The front cover of this two disc set features a shot of Ben Stiller shining his flashlight around the museum. If you turn this cover (which slips over the amaray DVD case) suddenly the characters from the movie appear behind him. The back cover serves up a tiny description of this film, a shot of the Tyrannosaurus eating the Special Features list, and a some system specs. Fox has done a very good job of making this release stand out, but something tells me that consumers haven't forgotten about this film that they pushed to mega high theatrical grosses.

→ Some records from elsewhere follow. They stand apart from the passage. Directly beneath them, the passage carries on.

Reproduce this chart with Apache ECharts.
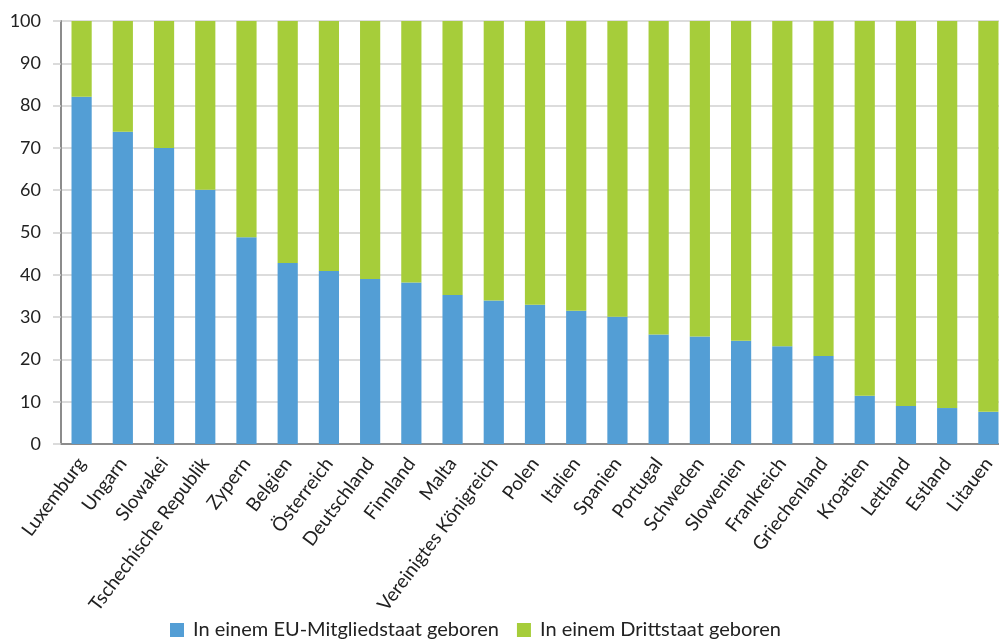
<!DOCTYPE html>
<html>
<head>
<meta charset="utf-8">
<script src="https://cdn.jsdelivr.net/npm/echarts@6/dist/echarts.min.js"></script>
<style>
  html, body { margin: 0; padding: 0; background: #fff; }
  #chart { width: 999px; height: 639px; }
</style>
</head>
<body>
<div id="chart"></div>
<script>
// Countries, sorted by share born in another EU member state
const countries = [
  'Luxemburg', 'Ungarn', 'Slowakei', 'Tschechische Republik', 'Zypern', 'Belgien',
  'Österreich', 'Deutschland', 'Finnland', 'Malta', 'Vereinigtes Königreich', 'Polen',
  'Italien', 'Spanien', 'Portugal', 'Schweden', 'Slowenien', 'Frankreich',
  'Griechenland', 'Kroatien', 'Lettland', 'Estland', 'Litauen'
];

// Share (%) born in another EU member state
const bornEU = [
  82.1, 73.8, 70.0, 60.1, 48.9, 42.8,
  40.9, 39.0, 38.2, 35.2, 33.9, 32.9,
  31.5, 30.1, 25.9, 25.4, 24.4, 23.1,
  20.8, 11.4, 9.0, 8.5, 7.6
];

// Share (%) born in a third country (remainder to 100)
const bornThird = [
  17.9, 26.2, 30.0, 39.9, 51.1, 57.2,
  59.1, 61.0, 61.8, 64.8, 66.1, 67.1,
  68.5, 69.9, 74.1, 74.6, 75.6, 76.9,
  79.2, 88.6, 91.0, 91.5, 92.4
];

const yTicks = { min: 0, max: 100, interval: 10 };

const seriesNames = ['In einem EU-Mitgliedstaat geboren', 'In einem Drittstaat geboren'];
const colors = ['#539ED5', '#A6CD3A'];

const font = 'Lato, "Open Sans", sans-serif';

const chart = echarts.init(document.getElementById('chart'), null, { renderer: 'canvas' });

chart.setOption({
  animation: false,
  color: colors,
  textStyle: { fontFamily: font },
  grid: {
    left: 61, top: 21, width: 948, height: 423,
    containLabel: false,
    outerBoundsMode: 'none'
  },
  legend: {
    left: 170,
    top: 620,
    padding: 0,
    itemWidth: 14,
    itemHeight: 14,
    itemGap: 18,
    icon: 'rect',
    textStyle: { fontFamily: font, fontSize: 20, color: '#222', padding: [0, 0, 0, 4] },
    data: seriesNames
  },
  xAxis: {
    type: 'category',
    data: countries,
    boundaryGap: true,
    axisLine: { show: true, lineStyle: { color: '#8c8c8c', width: 2 } },
    axisTick: { show: false },
    axisLabel: {
      interval: 0,
      rotate: 53,
      margin: 16,
      fontFamily: font,
      fontSize: 19,
      color: '#222'
    }
  },
  yAxis: {
    type: 'value',
    min: yTicks.min,
    max: yTicks.max,
    interval: yTicks.interval,
    axisLine: { show: true, lineStyle: { color: '#8c8c8c', width: 2 } },
    axisTick: { show: true, length: 8, lineStyle: { color: '#d0d0d0', width: 1.5 } },
    axisLabel: { margin: 20, fontFamily: font, fontSize: 18, color: '#222' },
    splitLine: { show: true, lineStyle: { color: '#d0d0d0', width: 1.5 } }
  },
  series: [
    {
      name: seriesNames[0],
      type: 'bar',
      stack: 'total',
      barWidth: '49%',
      data: bornEU,
      itemStyle: { color: colors[0] }
    },
    {
      name: seriesNames[1],
      type: 'bar',
      stack: 'total',
      barWidth: '49%',
      data: bornThird,
      itemStyle: { color: colors[1] }
    }
  ]
});
</script>
</body>
</html>
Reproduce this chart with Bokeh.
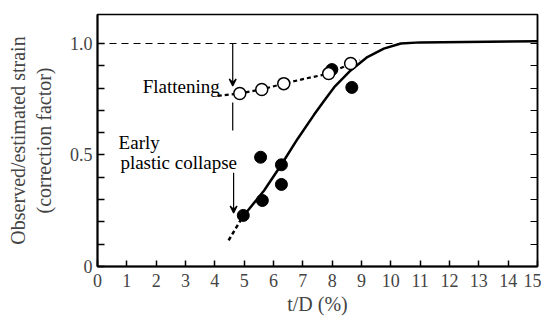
from bokeh.plotting import figure
from bokeh.models import (LinearAxis, FixedTicker, Arrow, VeeHead)
from bokeh.core.properties import value
from bokeh.embed import file_html
from bokeh.resources import INLINE

# ---- data ----
flat_x = [4.85, 5.6, 6.35, 7.88, 8.63]          # open circles (flattening)
flat_y = [0.776, 0.794, 0.82, 0.865, 0.91]
coll_x = [4.97, 5.56, 5.62, 6.27, 6.27, 7.99, 8.67]  # filled circles (early plastic collapse)
coll_y = [0.229, 0.49, 0.296, 0.456, 0.368, 0.883, 0.803]

fit_x = [4.94, 5.68, 6.25, 6.82, 7.38, 7.72, 8.07, 8.63, 9.2, 9.76, 10.34, 11.0, 15.0]
fit_y = [0.221, 0.341, 0.453, 0.572, 0.68, 0.742, 0.804, 0.879, 0.939, 0.977, 1.0, 1.005, 1.01]
fit_ext_x = [4.47, 4.94]
fit_ext_y = [0.117, 0.221]
flat_curve_x = [4.1, 4.85, 5.6, 6.35, 7.0, 7.88, 8.63, 8.95]
flat_curve_y = [0.765, 0.776, 0.794, 0.82, 0.84, 0.865, 0.91, 0.925]

x_ticks = list(range(0, 16))
y_ticks = [0, 0.5, 1.0]
y_tick_labels = {0: "0", 0.5: "0.5", 1: "1.0"}
y_minor = [0.1, 0.2, 0.3, 0.4, 0.6, 0.7, 0.8, 0.9]

FONT = "'Liberation Serif', 'Times New Roman', serif"

p = figure(width=541, height=320, x_range=(0, 15), y_range=(0, 1.13),
           output_backend="svg", toolbar_location=None,
           min_border_left=97, min_border_right=4, min_border_top=14, min_border_bottom=54,
           x_axis_label="t/D (%)", y_axis_label="Observed/estimated strain\n(correction factor)")
p.grid.visible = False
p.background_fill_color = "white"
p.border_fill_color = "white"
p.outline_line_color = "black"
p.outline_line_width = 1.5

# bottom axis
xa = p.xaxis[0]
xa.ticker = FixedTicker(ticks=x_ticks)
xa.major_tick_in = 6
xa.major_tick_out = 0
xa.minor_tick_line_color = None
xa.axis_line_width = 2
xa.major_tick_line_width = 1.5
xa.major_label_text_font = FONT
xa.major_label_text_font_size = "18px"
xa.major_label_standoff = 7
xa.axis_label_text_font = FONT
xa.axis_label_text_font_size = "20px"
xa.axis_label_text_font_style = "normal"
xa.axis_label_standoff = 3

# left axis
ya = p.yaxis[0]
ya.ticker = FixedTicker(ticks=y_ticks, minor_ticks=y_minor)
ya.major_label_overrides = y_tick_labels
ya.major_tick_in = 7
ya.major_tick_out = 0
ya.minor_tick_in = 7
ya.minor_tick_out = 0
ya.axis_line_width = 2
ya.major_tick_line_width = 1.5
ya.minor_tick_line_width = 1.5
ya.major_label_text_font = FONT
ya.major_label_text_font_size = "18px"
ya.major_label_standoff = 5
ya.axis_label_text_font = FONT
ya.axis_label_text_font_size = "20px"
ya.axis_label_text_font_style = "normal"
ya.axis_label_standoff = 12

# right axis (ticks only)
ra = LinearAxis(ticker=FixedTicker(ticks=y_ticks, minor_ticks=y_minor))
ra.major_label_overrides = {0: "", 0.5: "", 1: ""}
ra.major_tick_in = 7
ra.major_tick_out = 0
ra.minor_tick_in = 7
ra.minor_tick_out = 0
ra.major_label_standoff = 0
ra.axis_line_width = 1.5
p.add_layout(ra, "right")

# horizontal dashed line at 1.0
p.line([0, 10.4], [1.0, 1.0], line_color="black", line_width=1.2, line_dash="7 5")

# fitted curves
p.line(fit_x, fit_y, line_color="black", line_width=2.5)
p.line(fit_ext_x, fit_ext_y, line_color="black", line_width=2.5, line_dash="4 3")
p.line(flat_curve_x, flat_curve_y, line_color="black", line_width=2.2, line_dash="4 3")

# points
p.scatter(coll_x, coll_y, size=12, marker="circle", fill_color="black", line_color="black")
p.scatter(flat_x, flat_y, size=12, marker="circle", fill_color="white", line_color="black", line_width=1.5)

# arrows
p.add_layout(Arrow(end=VeeHead(size=7, line_color="black", line_width=1.2, fill_color="black"),
                   x_start=4.61, y_start=1.0, x_end=4.61, y_end=0.81,
                   line_color="black", line_width=1.2))
p.segment(x0=[4.61], y0=[0.735], x1=[4.61], y1=[0.61], line_color="black", line_width=1.2)
p.add_layout(Arrow(end=VeeHead(size=7, line_color="black", line_width=1.2, fill_color="black"),
                   x_start=4.64, y_start=0.42, x_end=4.64, y_end=0.24,
                   line_color="black", line_width=1.2))

# annotations
p.text(x=[1.54], y=[0.807], text=["Flattening"], text_font=value(FONT),
       text_font_size="19px", text_baseline="alphabetic", text_color="black")
p.text(x=[0.72], y=[0.556], text=["Early"], text_font=value(FONT),
       text_font_size="19px", text_baseline="alphabetic", text_color="black")
p.text(x=[0.78], y=[0.466], text=["plastic collapse"], text_font=value(FONT),
       text_font_size="19px", text_baseline="alphabetic", text_color="black")

open("out.html", "w").write(file_html(p, INLINE))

My only complaint with Night at the Museum is that I feel for a children's film it is a tad too long. The subject matter is light but at the same time this movie is filled with a solid message and great effects. It isn't like Larry's life becomes perfect at the end of this film. Despite how family friendly this movie plays it doesn't soften the blow of Larry's life. However, in seeing him take care of the museum we get to see a man become responsible. Stiller has Larry grow up but not abandon everything that he is. Also, this film showcases some of Ben Stiller's best physical comedy. It is easy to see why audiences like him. He puts forth a brand of humor that older audiences seem to like, yet he falls over himself enough to make the younger audience members laugh.
While there aren't any real surprises with Night at the Museum, this movie works because, like it's main character, it doesn't ever deviate from being what it ultimately is.
Night at the Museum was released October 20, 2006.